Eternity. A promise, or a threat, of what it meant to serve the Ophidian empire.
Not if David could help it.
“You’re making trouble for me,” she said with a girlish shrug. But her tone had an acidic bite to it. “Of course, that’s just like you. Always thinking of yourself first.”
David’s hands tightened into heavy fists. “I’ve thought of no one but you—your welfare—since you hooked up with the snakes,” he told her, then reminded her of their conversations and arguments on Solop Avagar, on Ursai Major. “Even before that, I tried to warn you to stay away. I did everything I could over the years to keep you from this world. I guess I spoiled you once too often.”
She laughed. “And to save me, you went out and made yourself a Champion. One of the top money-earners in the league.” She let the irony sit with him a moment. “How very noble of you, David. What’s next? Take over the empire and call it a justifiable coup?”
He was not here to fight with Alice. “Fortunately for them,” he said, trying to make a joke of it, “the Ophidians do not accept many outsiders into their ranks.”
“No, they don’t. In fact, they are considering for only one opening right now, and I’m going to get it. I don’t care what Bull’s Eye thinks.”
David swallowed dryly. He had never heard Alice sound so completely determined before. Or so hostile to him, after all the things he had done for her over the years. “Not going to happen,” he shouted her down when she tried to go on about her future with the Ophidian empire. “You don’t know what the snakes are capable of, Alice.”

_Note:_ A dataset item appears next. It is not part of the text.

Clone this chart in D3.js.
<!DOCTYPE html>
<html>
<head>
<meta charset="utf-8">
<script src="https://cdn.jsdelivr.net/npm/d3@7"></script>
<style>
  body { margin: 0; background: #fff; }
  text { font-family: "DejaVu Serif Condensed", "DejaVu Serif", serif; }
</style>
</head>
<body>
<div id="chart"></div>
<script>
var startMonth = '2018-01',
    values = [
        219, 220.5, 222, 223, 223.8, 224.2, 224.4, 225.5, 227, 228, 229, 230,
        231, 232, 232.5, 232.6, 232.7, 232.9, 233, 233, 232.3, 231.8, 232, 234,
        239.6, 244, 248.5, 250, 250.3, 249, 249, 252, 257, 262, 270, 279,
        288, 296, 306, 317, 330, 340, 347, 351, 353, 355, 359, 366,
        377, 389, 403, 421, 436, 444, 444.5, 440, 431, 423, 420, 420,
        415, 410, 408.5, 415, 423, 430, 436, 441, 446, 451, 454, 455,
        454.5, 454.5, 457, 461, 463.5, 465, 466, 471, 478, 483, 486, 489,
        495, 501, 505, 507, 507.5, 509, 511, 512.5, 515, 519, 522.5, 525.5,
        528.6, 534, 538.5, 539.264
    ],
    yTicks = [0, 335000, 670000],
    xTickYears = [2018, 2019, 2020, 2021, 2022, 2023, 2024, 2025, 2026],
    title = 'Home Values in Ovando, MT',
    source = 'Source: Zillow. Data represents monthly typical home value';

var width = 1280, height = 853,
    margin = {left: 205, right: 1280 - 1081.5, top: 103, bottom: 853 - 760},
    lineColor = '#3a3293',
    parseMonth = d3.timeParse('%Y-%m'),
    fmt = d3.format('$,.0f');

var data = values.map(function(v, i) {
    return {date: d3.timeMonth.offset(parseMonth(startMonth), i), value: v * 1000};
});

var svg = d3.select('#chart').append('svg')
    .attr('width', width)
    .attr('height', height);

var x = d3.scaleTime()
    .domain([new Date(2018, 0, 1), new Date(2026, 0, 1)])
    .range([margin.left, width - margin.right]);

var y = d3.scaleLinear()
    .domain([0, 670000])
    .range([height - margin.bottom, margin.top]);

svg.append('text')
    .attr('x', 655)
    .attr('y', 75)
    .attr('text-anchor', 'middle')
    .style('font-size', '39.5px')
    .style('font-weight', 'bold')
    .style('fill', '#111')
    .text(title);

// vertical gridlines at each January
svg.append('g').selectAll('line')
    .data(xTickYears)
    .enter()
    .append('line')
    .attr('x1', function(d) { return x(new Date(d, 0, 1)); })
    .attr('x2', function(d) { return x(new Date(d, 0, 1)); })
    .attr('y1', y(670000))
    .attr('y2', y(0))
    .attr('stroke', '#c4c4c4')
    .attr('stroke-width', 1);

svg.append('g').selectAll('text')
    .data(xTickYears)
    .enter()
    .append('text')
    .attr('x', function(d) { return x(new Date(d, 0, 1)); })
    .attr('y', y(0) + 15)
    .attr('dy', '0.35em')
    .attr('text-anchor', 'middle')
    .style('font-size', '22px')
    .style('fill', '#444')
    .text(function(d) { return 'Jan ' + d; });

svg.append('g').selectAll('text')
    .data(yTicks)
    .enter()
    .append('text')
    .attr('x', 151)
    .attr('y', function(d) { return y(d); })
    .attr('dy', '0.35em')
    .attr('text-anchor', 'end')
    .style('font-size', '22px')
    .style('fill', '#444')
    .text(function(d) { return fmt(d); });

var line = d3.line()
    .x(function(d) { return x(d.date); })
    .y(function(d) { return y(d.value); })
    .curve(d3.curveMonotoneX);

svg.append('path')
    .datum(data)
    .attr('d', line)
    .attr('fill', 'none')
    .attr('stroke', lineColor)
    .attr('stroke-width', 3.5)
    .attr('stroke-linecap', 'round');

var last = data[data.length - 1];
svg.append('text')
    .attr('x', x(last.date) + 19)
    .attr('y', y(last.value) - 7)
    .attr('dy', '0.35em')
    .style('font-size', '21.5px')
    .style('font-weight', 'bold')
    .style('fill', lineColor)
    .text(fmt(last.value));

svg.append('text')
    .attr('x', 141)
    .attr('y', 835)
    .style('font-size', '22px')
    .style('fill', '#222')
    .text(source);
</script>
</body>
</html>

“My name,” she said hotly, “is Jinx.” She reigned herself in with visible effort. “You may have your agenda, brother-dear. But I have mine. Your days with the Ophidian league are numbered. Now if you will excuse me.” She tugged at the hem of her jacket, giving it a quick, professional straightening. “The Ophidians do appreciate all you have done for them, David, but sorry, you lose.”

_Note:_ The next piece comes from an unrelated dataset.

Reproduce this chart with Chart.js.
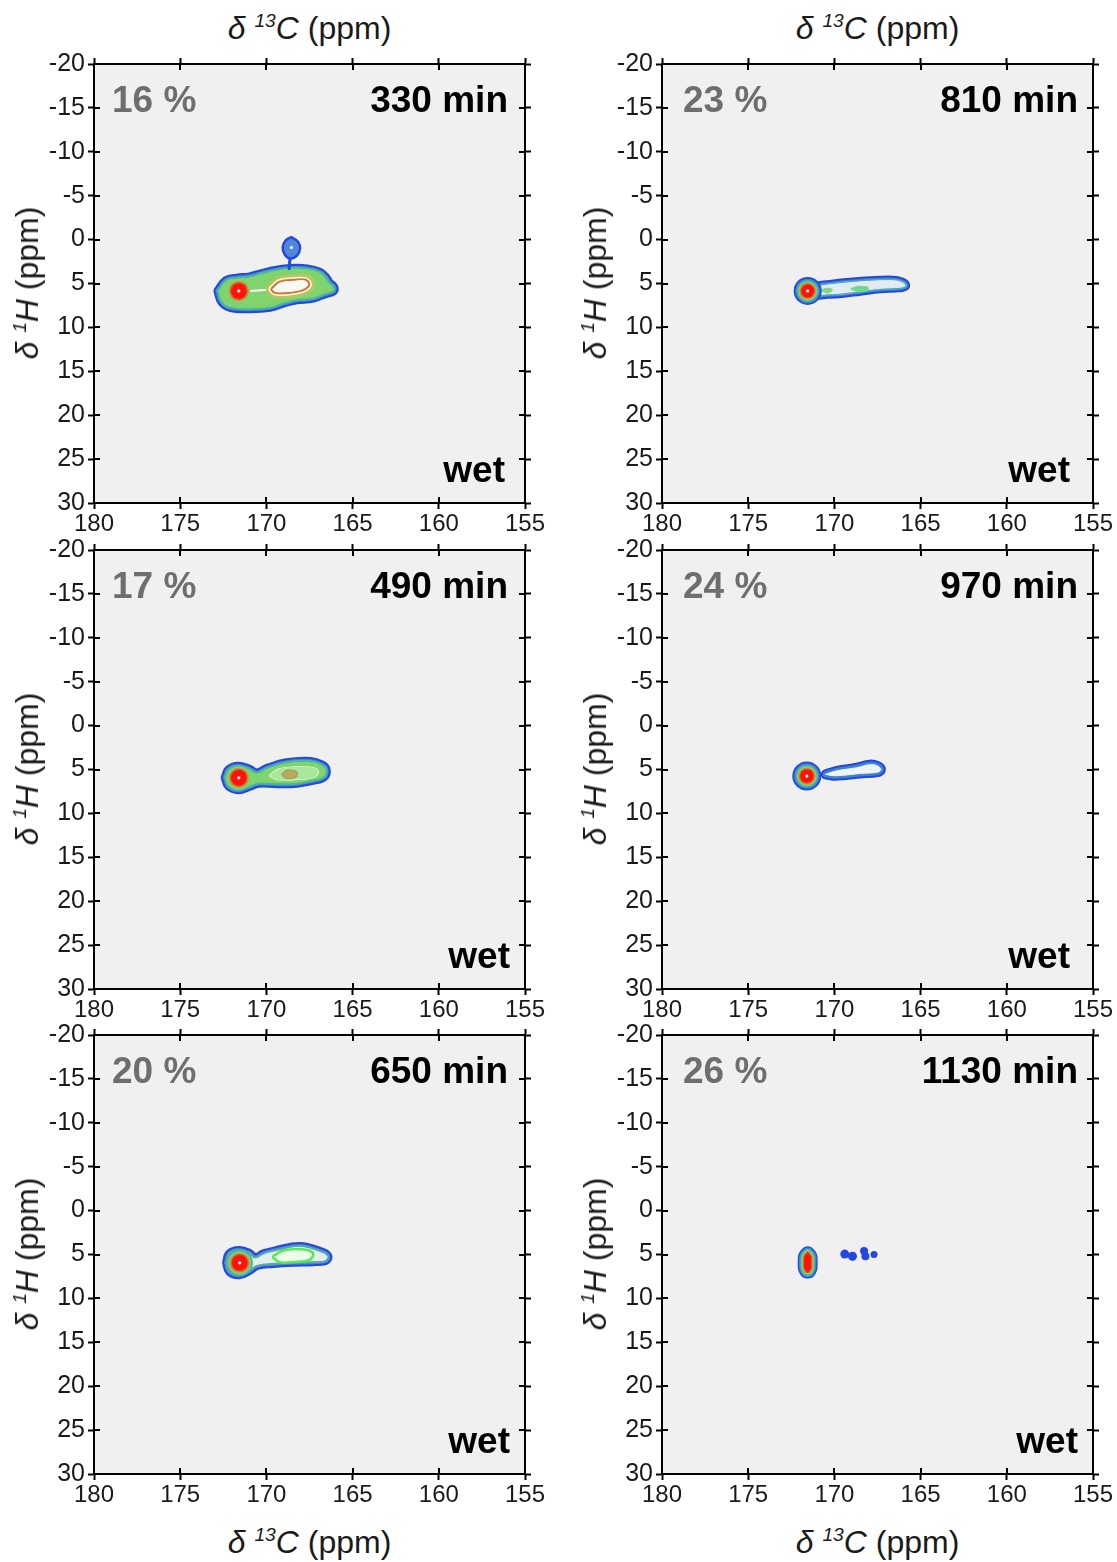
<!DOCTYPE html>
<html>
<head>
<meta charset="utf-8">
<script src="https://cdn.jsdelivr.net/npm/chart.js@4.4.1/dist/chart.umd.min.js"></script>
<style>
  body { margin: 0; background: #fff; width: 1117px; height: 1562px; position: relative; overflow: hidden;
         font-family: "Liberation Sans", Arial, sans-serif; }
  canvas { position: absolute; }
  .t { position: absolute; white-space: nowrap; line-height: 37px; font-size: 37px; font-weight: bold; }
  .pct { color: #6e6e6e; }
  .ax { position: absolute; white-space: nowrap; font-size: 32px; line-height: 32px; color: #1a1a1a; }
  .ax i { font-style: italic; }
  .ax sup { font-size: 0.6em; font-style: italic; vertical-align: 0.65em; line-height: 0; }
</style>
</head>
<body>
<script>
// ---- data, ppm (13C, 1H) ----
const cTicks = [180, 175, 170, 165, 160, 155];
const hTicks = [-20, -15, -10, -5, 0, 5, 10, 15, 20, 25, 30];
// panels: left column top->bottom, then right column top->bottom
const waterPct = ['16 %', '17 %', '20 %', '23 %', '24 %', '26 %'];
const times = ['330 min', '490 min', '650 min', '810 min', '970 min', '1130 min'];
const peakC = [171.6, 171.6, 171.55, 171.55, 171.6, 171.55];
const peakH = [5.85, 5.95, 5.95, 5.85, 5.75, 5.9];

// 330 min
const lobe330 = [[172.75,5.85],[172.3,4.75],[171.7,4.5],[170.95,4.35],[170.2,3.95],[169.4,3.6],[168.6,3.4],
  [167.65,3.45],[166.95,3.8],[166.6,4.4],[166.4,5.0],[166.15,5.45],[166.15,5.75],[166.6,6.05],[167.3,6.55],
  [168.25,6.75],[169.0,7.1],[169.8,7.6],[170.95,7.75],[172.1,7.6],[172.55,7.0]];
const core330 = [[169.63,5.66],[169.21,4.95],[168.44,4.75],[167.76,4.72],[167.6,5.17],[168.05,5.7],[169.02,5.95],[169.5,5.9]];
const streak330 = [[171.0,5.85],[170.3,5.78],[169.6,5.68]];
const cap330 = [[168.55,-0.05],[168.25,0.35],[168.15,1.0],[168.3,1.7],[168.6,1.95],[168.85,1.6],[168.95,0.85],[168.8,0.2]];
const stem330 = [[168.62,1.9],[168.68,3.3]];

// 490 min
const lobe490 = [[172.33,5.93],[172.15,5.1],[171.63,4.73],[171.05,5.05],[170.55,5.5],[169.9,4.95],[168.82,4.35],
  [167.47,4.2],[166.85,4.55],[166.6,5.0],[166.7,5.75],[167.25,6.1],[168.24,6.45],[169.4,6.5],[170.47,6.45],
  [171.05,6.85],[171.63,7.19],[172.15,6.8]];
const loop490 = [[169.8,5.7],[169.3,5.0],[168.2,4.75],[167.25,4.85],[167.0,5.3],[167.35,5.9],[168.4,6.1],[169.4,6.1]];
const spot490 = [[169.05,5.55],[168.8,5.2],[168.35,5.25],[168.25,5.6],[168.5,5.9],[168.9,5.85]];

// 650 min
const lobe650 = [[172.25,5.93],[172.1,5.0],[171.57,4.66],[171.05,4.95],[170.66,5.5],[170.1,5.0],[169.4,4.66],
  [168.05,4.2],[166.85,4.8],[166.5,5.2],[166.6,5.6],[167.28,5.7],[168.44,5.76],[169.6,5.9],[170.56,6.14],
  [171.05,6.75],[171.57,7.19],[172.1,6.85]];
const loop650 = [[169.5,5.3],[169.0,4.75],[168.0,4.6],[167.4,4.9],[167.55,5.45],[168.4,5.65],[169.2,5.7]];

// 810 min
const lobe810 = [[171.0,5.35],[170.45,5.2],[169.3,4.95],[167.95,4.75],[166.6,4.68],[166.1,4.88],[165.9,5.2],
  [166.05,5.38],[166.45,5.45],[167.35,5.55],[168.5,5.82],[169.7,6.1],[170.45,6.18],[171.0,6.2]];
const spot810a = [[169.0,5.6],[168.6,5.38],[168.1,5.45],[168.1,5.75],[168.55,5.85]];
const spot810b = [[170.75,5.8],[170.45,5.6],[170.15,5.75],[170.4,6.0]];

// 970 min
const lobe970 = [[170.5,5.55],[169.85,5.15],[168.7,4.8],[167.95,4.45],[167.5,4.6],[167.3,5.0],[167.5,5.3],
  [168.5,5.45],[169.45,5.65],[170.1,5.7]];

// 1130 min
const core1130 = [[171.55,4.85],[171.4,5.2],[171.38,5.9],[171.4,6.6],[171.55,6.95],[171.7,6.6],[171.72,5.9],[171.7,5.2]];
const dotsC = [169.4, 168.95, 168.28, 168.2, 167.7];
const dotsH = [4.95, 5.2, 4.6, 5.2, 5.0];

// ---- styles ----
const BLUE = '#2447e0', STEEL = '#3f82cf', TEAL = '#4cb4a0', GREEN = '#80d46e',
      OLIVE = '#b4a04c', ORANGE = '#e0602c', RED = '#ff1208';
const colLeft = [94, 662], rowTop = [62, 548, 1033];
const plotW = 431, plotH = 441;
const padL = 72, padR = 28, padT = 16, padB = 40;
const panelPos = [[0,0],[0,1],[0,2],[1,0],[1,1],[1,2]];
const peakR = [17, 17, 17, 14, 14.5, 0];
const peakFrom = [3, 3, 2, 0, 0, 0];   // first ring level drawn around the peak
const pctLeft = [18, 18, 18, 21, 21, 21];
const timeRight = [414, 414, 414, 416, 416, 416];
const wetRight = [411, 416, 416, 408, 408, 416];
const FONT = '"Liberation Sans", Arial, sans-serif';

function closed(a) { return a.concat([a[0]]); }
function line(data, color, width, extra) {
  return Object.assign({ data, showLine: true, borderColor: color, borderWidth: width, pointRadius: 0,
    fill: false, tension: 0.4, borderJoinStyle: 'round', borderCapStyle: 'round' }, extra || {});
}
// rings drawn outermost first, interior filled last
function region(data, rings, inside) {
  const d = closed(data);
  const out = rings.map(([c, w]) => line(d, c, w));
  out.push(line(d, inside, 1, { fill: 'shape', backgroundColor: inside }));
  return out;
}
function peak(c, h, r, from) {
  const steps = [[BLUE,1],[STEEL,.88],[TEAL,.78],[GREEN,.68],[OLIVE,.6],[ORANGE,.53],[RED,.46]];
  const out = steps.slice(from).map(([col, f]) => ({ data: [[c, h]], pointRadius: r * f,
    pointBackgroundColor: col, pointBorderWidth: 0 }));
  out.push({ data: [[c, h]], pointRadius: 1.6, pointBackgroundColor: '#fff', pointBorderWidth: 0 });
  return out;
}

const datasetsFor = [
  () => [
    ...region(lobe330, [[BLUE,11],[STEEL,7],[TEAL,5]], GREEN),
    line(streak330, '#ffffff', 2),
    ...region(core330, [['#b3c85a',14],['#fbfbf3',8],['#d07838',5]], '#fbfaf2'),
    line(stem330, BLUE, 3),
    ...region(cap330, [[BLUE,6]], '#5089d8'),
    { data: [[168.55,0.9]], pointRadius: 1.5, pointBackgroundColor: '#fff', pointBorderWidth: 0 }
  ],
  () => [
    ...region(lobe490, [[BLUE,11],[STEEL,7],[TEAL,5]], GREEN),
    ...region(loop490, [['#ffffff',2]], '#a8e89c'),
    ...region(spot490, [['#a89a50',3]], '#b8aa62')
  ],
  () => [
    ...region(lobe650, [[BLUE,11],[STEEL,7],['#5aa6b0',5]], '#e4eeea'),
    ...region(loop650, [['#52ec52',6]], '#eefaea')
  ],
  () => [
    ...region(lobe810, [[BLUE,10],[STEEL,6],['#56a7c0',4]], '#e2ecee'),
    ...region(spot810a, [['#6fd88a',2]], '#6fd88a'),
    ...region(spot810b, [['#7fd88a',2]], '#7fd88a')
  ],
  () => [
    ...region(lobe970, [[BLUE,10],[STEEL,6]], '#eef4f4')
  ],
  () => [
    { data: dotsC.map((c, i) => [c, dotsH[i]]), pointRadius: [4.5, 4.5, 4, 4, 3.5],
      pointBackgroundColor: BLUE, pointBorderWidth: 0 },
    ...region(core1130, [[BLUE,14],[STEEL,11.5],[TEAL,9],[GREEN,6.5],[ORANGE,3.5]], RED)
  ]
];

const frame = {
  id: 'frame',
  beforeDraw(chart) {
    const { ctx, chartArea: a } = chart;
    ctx.save();
    ctx.fillStyle = '#f0f0f0';
    ctx.fillRect(a.left, a.top, a.width, a.height);
    ctx.restore();
  },
  afterDraw(chart) {
    // tick marks also reach into the plot box
    const { ctx, chartArea: a, scales } = chart;
    ctx.save();
    ctx.strokeStyle = '#000';
    ctx.lineWidth = 2;
    ctx.beginPath();
    cTicks.slice(1, -1).forEach(v => {
      const px = Math.round(scales.x.getPixelForValue(v));
      ctx.moveTo(px, a.bottom); ctx.lineTo(px, a.bottom - 6);
      ctx.moveTo(px, a.top); ctx.lineTo(px, a.top + 6);
    });
    hTicks.slice(1, -1).forEach(v => {
      const py = Math.round(scales.y.getPixelForValue(v));
      ctx.moveTo(a.left, py); ctx.lineTo(a.left + 6, py);
      ctx.moveTo(a.right, py); ctx.lineTo(a.right - 6, py);
    });
    ctx.stroke();
    ctx.restore();
  }
};

function axis(position, list, showLabels, size) {
  const horiz = position === 'top' || position === 'bottom';
  return {
    type: 'linear', position, reverse: true,
    min: horiz ? 155 : -20, max: horiz ? 180 : 30,
    afterBuildTicks: s => { s.ticks = list.map(value => ({ value })); },
    afterFit: s => { if (horiz) s.height = size; else s.width = size; },
    grid: { drawOnChartArea: false, tickLength: 6, tickWidth: 2, tickColor: '#000' },
    border: { display: true, color: '#000', width: 2 },
    ticks: { display: showLabels, color: '#1a1a1a', font: { family: FONT, size: horiz ? 24 : 25 },
      padding: horiz ? 1 : 3, maxRotation: 0, autoSkip: false }
  };
}

function addDiv(cls, html, css) {
  const d = document.createElement('div');
  d.className = cls;
  d.innerHTML = html;
  Object.assign(d.style, css);
  document.body.appendChild(d);
  return d;
}

panelPos.forEach(([col, row], i) => {
  const left = colLeft[col], top = rowTop[row];
  const cv = document.createElement('canvas');
  cv.width = padL + plotW + padR;
  cv.height = padT + plotH + padB;
  cv.style.left = (left - padL) + 'px';
  cv.style.top = (top - padT) + 'px';
  document.body.appendChild(cv);

  let sets = datasetsFor[i]();
  if (peakR[i] > 0) sets = sets.concat(peak(peakC[i], peakH[i], peakR[i], peakFrom[i]));
  sets.forEach((d, k) => { d.order = -k; });

  new Chart(cv.getContext('2d'), {
    type: 'scatter',
    data: { datasets: sets },
    options: {
      responsive: false, animation: false, events: [], devicePixelRatio: 1,
      layout: { padding: 0 },
      plugins: { legend: { display: false }, tooltip: { enabled: false }, title: { display: false } },
      scales: {
        x: axis('bottom', cTicks, true, padB),
        x2: axis('top', cTicks, false, padT),
        y: axis('left', hTicks, true, padL),
        y2: axis('right', hTicks, false, padR)
      }
    },
    plugins: [frame]
  });

  // annotations
  addDiv('t pct', waterPct[i], { left: (left + pctLeft[i]) + 'px', top: (top + 19) + 'px' });
  addDiv('t', times[i], { right: (1117 - left - timeRight[i]) + 'px', top: (top + 19) + 'px' });
  addDiv('t', 'wet', { right: (1117 - left - wetRight[i]) + 'px', top: (top + 389) + 'px' });

  // y axis title
  addDiv('ax', '<i>δ</i> <sup>1</sup><i>H</i> (ppm)', {
    left: (left - 67) + 'px', top: (top + plotH / 2) + 'px',
    transform: 'translate(-50%, -50%) rotate(-90deg)'
  });
  if (row === 0 || row === 2) {
    addDiv('ax', '<i>δ</i> <sup>13</sup><i>C</i> (ppm)', {
      left: (left + plotW / 2) + 'px', top: (row === 0 ? 28 : 1542) + 'px',
      transform: 'translate(-50%, -50%)'
    });
  }
});
</script>
</body>
</html>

David caught her as she tried to turn away. “You aren’t going anywhere,” he told her in a savage whisper. “You know why I’m here. I have five minutes coming with an Ophidian Lord, and I will convince them to show you the door.”
She smiled, coy and dangerous. “But you didn’t,” she told him. She glanced at a sub-dermal timepiece implanted under the skin on the inside of her left wrist. “In fact, I gave you six minutes. That’s going to cost, but the extra time is on me.”
She looked back to him, and when she did her eyes were solid black orbs. Like any Keeper’s eyes. Like the Ophidians themselves.
“After all,” she said, “we’re family.”
It was his stepsister’s face and her voice. But layered in behind both were the undertones of another. David remembered thinking before that Keepers might act like a conduit for the mysterious Ophidian Lords. Now, seeing a stranger look out of Alice’s face, he knew.
He knew.
Little Jinx shrugged away his hand. A transport portal opened behind her, rising up from the floor in a wash of pure, white light. She stepped backward, into it. “Goodbye, David.” And she was gone.
He shuffled back to the glassteel window, face set in a hard mask. There would be no appearance at the victory party. No celebration tonight. Alice was gone. Perhaps forever. And the Ophidians had kept their deal with him, to the letter if not the spirit of their arrangement. He was a champion, positioned to become one of the best ever to compete on the circuit, but against the Ophidian Lords, this time, he had lost.
Like any gladiator, he would take the time to think about that, study it, and learn from it. There would be a next time, he knew.
And Freakshow did not lose to the same tactics twice.